Written instruction: Reproduce exactly, with no pictures, each line from the opening of the material down through the line containing "const yTicks = [0, 0.5, 1, 1.5, 2, 2.5];".

- - -

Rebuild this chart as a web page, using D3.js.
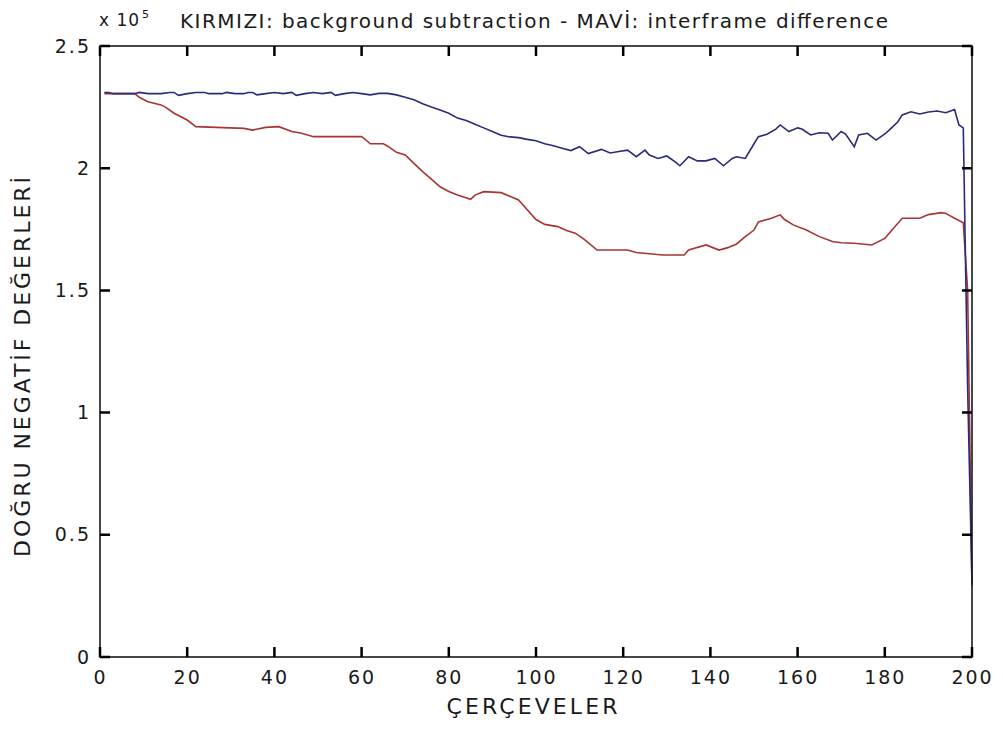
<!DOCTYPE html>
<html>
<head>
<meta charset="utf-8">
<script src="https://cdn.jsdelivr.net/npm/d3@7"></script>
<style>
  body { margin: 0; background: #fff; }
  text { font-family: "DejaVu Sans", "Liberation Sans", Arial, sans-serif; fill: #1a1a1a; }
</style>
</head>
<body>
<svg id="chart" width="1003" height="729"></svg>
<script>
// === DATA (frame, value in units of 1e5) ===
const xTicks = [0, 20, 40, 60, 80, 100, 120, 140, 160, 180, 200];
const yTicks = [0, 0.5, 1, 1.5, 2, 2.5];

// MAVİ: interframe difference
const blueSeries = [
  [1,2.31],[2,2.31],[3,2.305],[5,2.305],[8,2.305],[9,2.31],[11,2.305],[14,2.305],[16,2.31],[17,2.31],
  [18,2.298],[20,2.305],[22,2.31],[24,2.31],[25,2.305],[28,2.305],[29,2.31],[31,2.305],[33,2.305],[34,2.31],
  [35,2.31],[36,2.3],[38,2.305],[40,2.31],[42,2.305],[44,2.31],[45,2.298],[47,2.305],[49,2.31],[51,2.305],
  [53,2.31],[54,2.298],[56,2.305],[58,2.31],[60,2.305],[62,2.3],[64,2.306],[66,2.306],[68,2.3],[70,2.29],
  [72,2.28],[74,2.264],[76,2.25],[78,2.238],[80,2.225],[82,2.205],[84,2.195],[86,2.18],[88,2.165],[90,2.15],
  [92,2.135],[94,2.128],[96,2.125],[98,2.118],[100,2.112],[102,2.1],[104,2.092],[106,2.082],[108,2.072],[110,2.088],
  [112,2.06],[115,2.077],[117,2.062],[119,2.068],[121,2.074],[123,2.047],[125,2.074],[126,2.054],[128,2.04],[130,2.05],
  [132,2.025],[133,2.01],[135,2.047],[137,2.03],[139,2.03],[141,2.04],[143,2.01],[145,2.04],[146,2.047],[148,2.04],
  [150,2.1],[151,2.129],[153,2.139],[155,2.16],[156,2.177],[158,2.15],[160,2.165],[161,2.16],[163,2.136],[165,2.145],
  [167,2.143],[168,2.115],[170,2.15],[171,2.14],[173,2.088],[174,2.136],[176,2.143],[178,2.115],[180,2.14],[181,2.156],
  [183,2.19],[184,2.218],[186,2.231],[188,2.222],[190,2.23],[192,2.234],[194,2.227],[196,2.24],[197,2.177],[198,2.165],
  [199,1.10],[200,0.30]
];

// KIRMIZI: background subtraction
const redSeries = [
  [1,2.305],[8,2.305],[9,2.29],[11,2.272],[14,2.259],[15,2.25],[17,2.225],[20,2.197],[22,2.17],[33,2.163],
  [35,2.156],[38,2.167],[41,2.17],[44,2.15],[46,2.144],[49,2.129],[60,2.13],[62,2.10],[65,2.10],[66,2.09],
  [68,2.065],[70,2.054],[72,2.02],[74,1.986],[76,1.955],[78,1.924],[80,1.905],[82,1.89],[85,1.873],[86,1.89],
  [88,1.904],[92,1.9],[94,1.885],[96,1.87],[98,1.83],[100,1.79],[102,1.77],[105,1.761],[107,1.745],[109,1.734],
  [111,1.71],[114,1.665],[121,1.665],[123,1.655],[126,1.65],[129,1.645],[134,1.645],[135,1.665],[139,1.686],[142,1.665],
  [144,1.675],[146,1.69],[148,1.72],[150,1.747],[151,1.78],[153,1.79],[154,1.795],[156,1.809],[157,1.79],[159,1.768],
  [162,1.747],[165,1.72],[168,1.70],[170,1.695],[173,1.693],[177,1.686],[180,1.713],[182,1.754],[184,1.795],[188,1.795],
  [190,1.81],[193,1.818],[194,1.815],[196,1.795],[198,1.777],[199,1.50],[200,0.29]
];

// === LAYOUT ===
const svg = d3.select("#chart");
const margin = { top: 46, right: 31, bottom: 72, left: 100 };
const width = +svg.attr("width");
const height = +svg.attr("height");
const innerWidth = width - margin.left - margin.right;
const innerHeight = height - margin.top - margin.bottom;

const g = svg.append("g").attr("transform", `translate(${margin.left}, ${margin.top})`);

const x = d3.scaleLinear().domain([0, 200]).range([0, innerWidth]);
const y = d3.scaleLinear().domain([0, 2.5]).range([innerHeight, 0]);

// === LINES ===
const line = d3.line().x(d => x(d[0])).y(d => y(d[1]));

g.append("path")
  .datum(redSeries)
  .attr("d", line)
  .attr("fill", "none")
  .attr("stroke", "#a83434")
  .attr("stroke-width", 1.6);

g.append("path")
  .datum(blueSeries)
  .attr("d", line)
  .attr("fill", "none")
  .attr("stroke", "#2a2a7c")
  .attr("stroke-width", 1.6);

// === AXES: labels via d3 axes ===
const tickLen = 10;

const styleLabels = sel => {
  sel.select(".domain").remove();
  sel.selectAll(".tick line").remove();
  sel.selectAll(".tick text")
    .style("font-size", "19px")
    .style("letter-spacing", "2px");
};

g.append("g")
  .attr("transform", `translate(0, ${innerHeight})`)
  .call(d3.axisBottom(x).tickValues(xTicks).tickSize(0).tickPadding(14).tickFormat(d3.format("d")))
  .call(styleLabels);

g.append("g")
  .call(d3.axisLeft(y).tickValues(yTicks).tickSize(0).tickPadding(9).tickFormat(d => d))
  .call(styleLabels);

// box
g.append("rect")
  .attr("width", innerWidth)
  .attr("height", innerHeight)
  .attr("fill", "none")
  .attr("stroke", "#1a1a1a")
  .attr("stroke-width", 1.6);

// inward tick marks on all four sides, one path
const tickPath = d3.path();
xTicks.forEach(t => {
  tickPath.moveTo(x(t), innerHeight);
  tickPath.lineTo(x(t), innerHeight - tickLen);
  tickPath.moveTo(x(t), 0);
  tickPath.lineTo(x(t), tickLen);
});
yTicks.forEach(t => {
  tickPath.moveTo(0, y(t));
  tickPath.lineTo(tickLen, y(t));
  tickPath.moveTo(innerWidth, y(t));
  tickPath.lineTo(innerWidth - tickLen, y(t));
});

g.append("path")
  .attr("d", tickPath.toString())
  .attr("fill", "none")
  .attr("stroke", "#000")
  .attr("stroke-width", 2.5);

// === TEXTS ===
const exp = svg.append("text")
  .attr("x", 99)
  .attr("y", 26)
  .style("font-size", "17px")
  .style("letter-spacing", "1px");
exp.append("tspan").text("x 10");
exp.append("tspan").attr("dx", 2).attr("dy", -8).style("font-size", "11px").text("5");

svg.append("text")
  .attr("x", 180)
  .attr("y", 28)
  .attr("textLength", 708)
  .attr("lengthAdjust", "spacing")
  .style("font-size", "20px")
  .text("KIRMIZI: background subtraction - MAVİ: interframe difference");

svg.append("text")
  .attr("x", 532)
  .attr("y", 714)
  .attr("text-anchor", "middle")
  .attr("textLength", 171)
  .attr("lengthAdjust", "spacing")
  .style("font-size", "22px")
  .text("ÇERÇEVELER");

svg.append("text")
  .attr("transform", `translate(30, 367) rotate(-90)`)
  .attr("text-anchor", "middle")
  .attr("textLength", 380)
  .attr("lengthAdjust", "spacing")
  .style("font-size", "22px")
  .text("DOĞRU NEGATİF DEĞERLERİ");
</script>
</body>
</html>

- - -

Exercise solution:
Rebuild this chart as a web page, using D3.js.
<!DOCTYPE html>
<html>
<head>
<meta charset="utf-8">
<script src="https://cdn.jsdelivr.net/npm/d3@7"></script>
<style>
  body { margin: 0; background: #fff; }
  text { font-family: "DejaVu Sans", "Liberation Sans", Arial, sans-serif; fill: #1a1a1a; }
</style>
</head>
<body>
<svg id="chart" width="1003" height="729"></svg>
<script>
// === DATA (frame, value in units of 1e5) ===
const xTicks = [0, 20, 40, 60, 80, 100, 120, 140, 160, 180, 200];
const yTicks = [0, 0.5, 1, 1.5, 2, 2.5];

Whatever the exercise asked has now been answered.